Newsweek, which in the 1980s became the official organ of the drug war by parroting every myth and lie issued by alleged drug experts, in 1967 compared the Beatles to T.S. Eliot and Sgt. Pepper to “The Waste Land.” But the British Broadcasting Corporation banned “A Day In the Life” from its airwaves because of conjecture that the tune was a drug song.

Yet the family-oriented television series Life Goes On later took its title and its theme song from “Ob-La-Di, Ob-La-Da,” from The Beatles (the “white album”). Other products of that time have been similarly used. “Born to Be Wild” was used in a public service announcement for the Foundation for a Better Life; Joe Cocker’s Woodstock performance became the theme for still another family television series, The Wonder Years; H&R Block used “Taxman” in its commercials; the television series Family Law used “War/What Is It Good For?”; and Ringo Starr was a spokesperson for Charles Schwab. (Oh, well.) These are not necessarily all sources of satisfaction (see Norman Solomon’s commentary on this point at www.mediamonitors.net/solomon58.html), but my point is the degree to which our society has embraced this once-scorned influence.

In a recent Compton Encyclopedia, the Beatles are mentioned in 36 different articles, a far cry from the People’s Encyclopedia patronizing 1965 Yearbook suggestion that since Lennon and McCartney were songwriters, they had something to fall back on if their popularity as singers faded.
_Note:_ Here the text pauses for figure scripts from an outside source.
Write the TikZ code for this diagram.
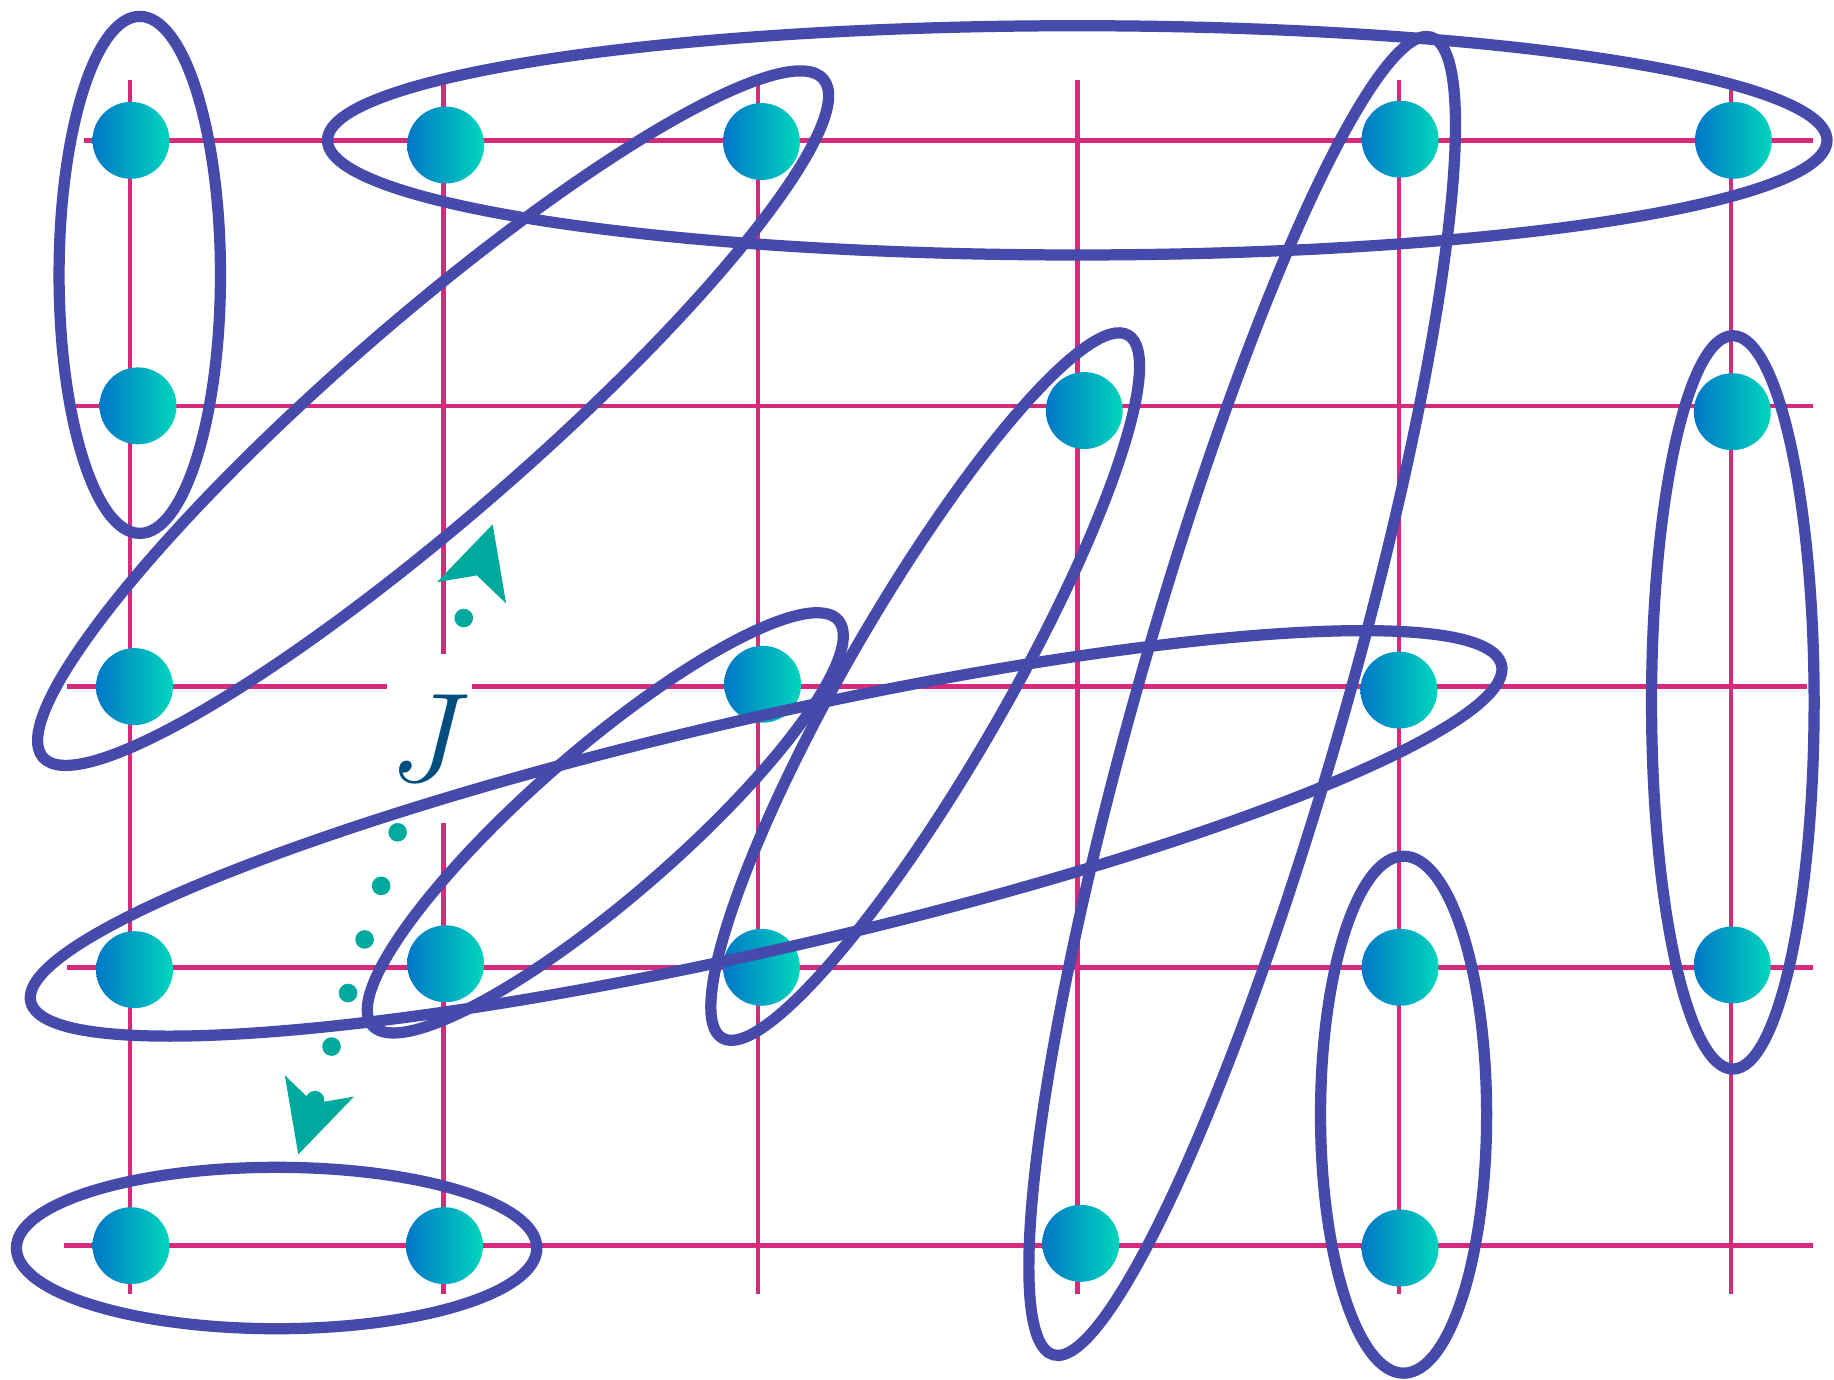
\documentclass[tikz,border=0pt]{standalone}
\usepackage{graphicx}
\usetikzlibrary{arrows.meta,calc}
\definecolor{ellc}{HTML}{454AAB}
\definecolor{gridc}{HTML}{D62A7B}
\definecolor{tealc}{HTML}{00A99D}
\definecolor{dotL}{HTML}{0077C8}
\definecolor{dotR}{HTML}{00D6BC}
\definecolor{jcol}{HTML}{004E7E}
\begin{document}
\begin{tikzpicture}[x=0.0116964cm, y=-0.0116964cm,
  gridline/.style={gridc, line width=1.3pt},
  ring/.style={ellc, line width=3.2pt},
  spin/.style={circle, minimum size=21.9pt, inner sep=0pt, left color=dotL, right color=dotR, draw=none},
  coupling/.style={tealc, line width=5.3pt, line cap=round, dash pattern=on 0pt off 15.96pt, dash phase=4.01pt, shorten >=6pt},
  jtip/.style={tealc, line width=0.1pt, -{Stealth[length=20.4pt, width=20.6pt, inset=5.2pt, line width=0pt]}}
]
\useasboundingbox (0,0) rectangle (1568,1179);
% grid
\foreach \x in {111,648,921,1196,1480} \draw[gridline] (\x,68) -- (\x,1106);
\draw[gridline] (379,72) -- (379,1106);
\draw[gridline] (72,120) -- (1550,120);
\draw[gridline] (63,347) -- (1550,347);
\draw[gridline] (57,587) -- (1545,587);
\draw[gridline] (57,827) -- (1550,827);
\draw[gridline] (55,1065) -- (1550,1065);
% coupling J
\coordinate (Jtop) at (421.2,448.3);
\coordinate (Jbot) at (255,987);
\draw[coupling] (Jtop) -- (Jbot);
\draw[jtip] ($(Jtop)!0.07!(Jbot)$) -- (Jtop);
\draw[jtip] ($(Jtop)!0.93!(Jbot)$) -- (Jbot);
\node[fill=white, minimum width=24.2pt, minimum height=48.1pt, inner sep=0pt, text=jcol, font=\fontsize{24.88}{30}\selectfont] (J) at (367,631) {\scalebox{1.45}{$J$}};
% spins
\node[spin] (s11) at (112,120) {};
\node[spin] (s12) at (381,124) {};
\node[spin] (s13) at (651,121) {};
\node[spin] (s15) at (1197,119) {};
\node[spin] (s16) at (1482,120) {};
\node[spin] (s21) at (118,347) {};
\node[spin] (s24) at (927,351) {};
\node[spin] (s26) at (1481,352) {};
\node[spin] (s31) at (115,587) {};
\node[spin] (s33) at (652,585) {};
\node[spin] (s35) at (1196,590) {};
\node[spin] (s41) at (115,829) {};
\node[spin] (s42) at (381,824) {};
\node[spin] (s43) at (651,827) {};
\node[spin] (s45) at (1197,827) {};
\node[spin] (s46) at (1481,825) {};
\node[spin] (s51) at (112,1065) {};
\node[spin] (s52) at (380,1065) {};
\node[spin] (s54) at (924,1063) {};
\node[spin] (s55) at (1197,1067) {};
% clusters
\draw[ring] (119.5,235) ellipse [x radius=69, y radius=221];
\draw[ring] (921,120) ellipse [x radius=641, y radius=98];
\draw[ring, rotate around={41:(370.3,357.5)}] (370.3,357.5) ellipse [x radius=442, y radius=84];
\draw[ring, rotate around={60:(791,587)}] (791,587) ellipse [x radius=347, y radius=68];
\draw[ring, rotate around={41:(517.5,703.5)}] (517.5,703.5) ellipse [x radius=264, y radius=63];
\draw[ring, rotate around={12.9:(655,712.5)}] (655,712.5) ellipse [x radius=645, y radius=99];
\draw[ring, rotate around={74:(1062,595)}] (1062,595) ellipse [x radius=586, y radius=88];
\draw[ring] (1481.5,600.5) ellipse [x radius=69.5, y radius=313.5];
\draw[ring] (1200,953) ellipse [x radius=71, y radius=221];
\draw[ring] (236.5,1067) ellipse [x radius=222.5, y radius=69];
\end{tikzpicture}
\end{document}
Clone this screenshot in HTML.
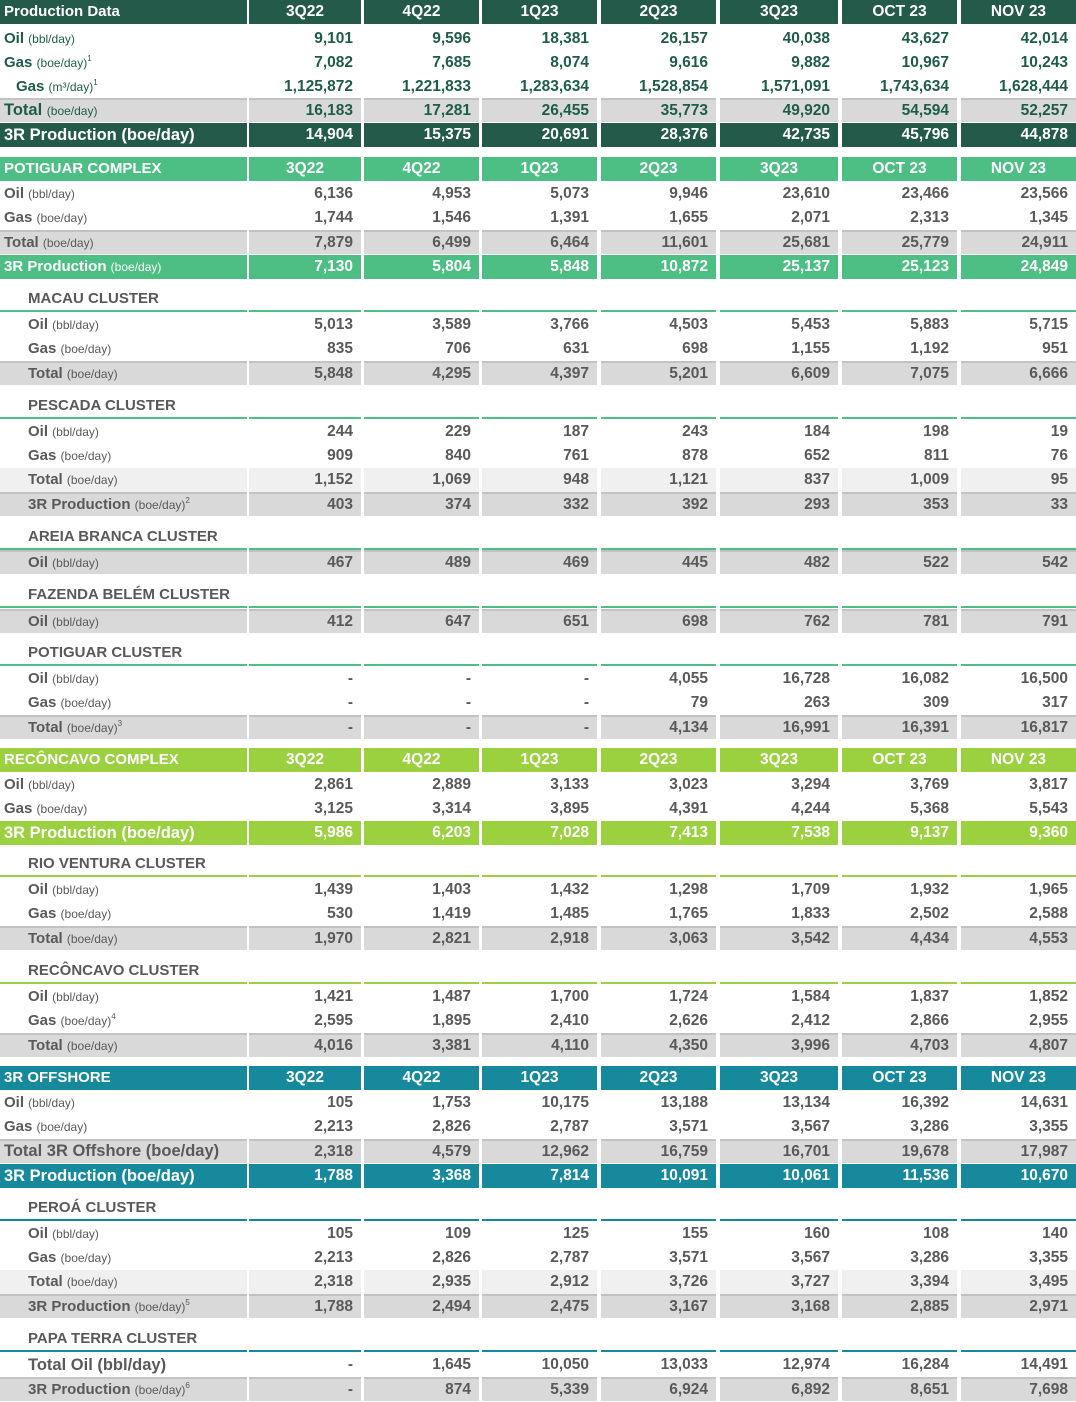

Nor, as it turned out, did their influence extend only to the English-speaking world. Somehow they touched others, too. (It’s well to remember sometimes that the U.S. aversion to bi- or multi-lingualism is seen as peculiar in many other nations.) Their music was heard on Paris barricades in the ’60s. Their music is banned in Cuba, but a bronze statue of John Lennon was erected in Havana by the National Union of Cuban Artists on the 20th anniversary of his death.

Coda

“Worship the music, not the musicians,” Eddie Vedder said. Like many of my friends, I did not long lament the break-up of the Beatles, particularly once it became apparent that the breakup had set loose another explosion of dynamism in music, with George now leading the way. John Lennon's “Imagine” became a personal anthem (and I had thought nothing could displace “Give Peace a Chance” in my affections), and if Paul fell back to syrupy ballads, nothing could annul his contribution to the Beatles.

But while the loss of the Beatles did not grieve me, the pain of the loss of John Lennon took me by surprise. I was astonished by how much it hurt. That this angry and once-violent man could evolve into a nonviolent and eternally young champion of peace was an example that spoke forcefully. John once explained why he wrote “Getting Better”—“It is a diary form of writing. All that ’I used to be cruel to my woman. I beat her and kept her apart from the things that she loved’ was me. I used to be cruel to my woman, and physically—any woman. I was a hitter. I couldn’t express myself, and I hit. I fought men, and I hit women. That is why I am always on about peace, you see. It is the most violent people who go for love and peace. … I am a violent man who has learned not to be violent and regrets his violence.”

My friend, former state archives administrator Guy Rocha, once told a Reno interviewer, “I still mourn John. His songs still inspire me, and I believe millions of others now growing older. In the end, all we have to counter despair is hope.”

Decades ago when new sidewalks were laid on a block of Carson City’s main street, someone scratched “BEATLES FOREVER” into the wet cement on one panel, which became something of a touchstone for local rockers who knew of it. Recently, the thrift store at that location added a false front on the store that blocked much of the inscription.

The inscription is blocked, the Beatles are gone, Agnew is forgotten, but Sgt. Pepper and the joyous work product of the musicians of those years lives. “It’s just classic,” Dickens said. “It doesn’t go out of style.”

Another fifty years from now, no one will still be reading me, but they’ll still be listening to and performing Sgt. Pepper and the other jewels that graced that time.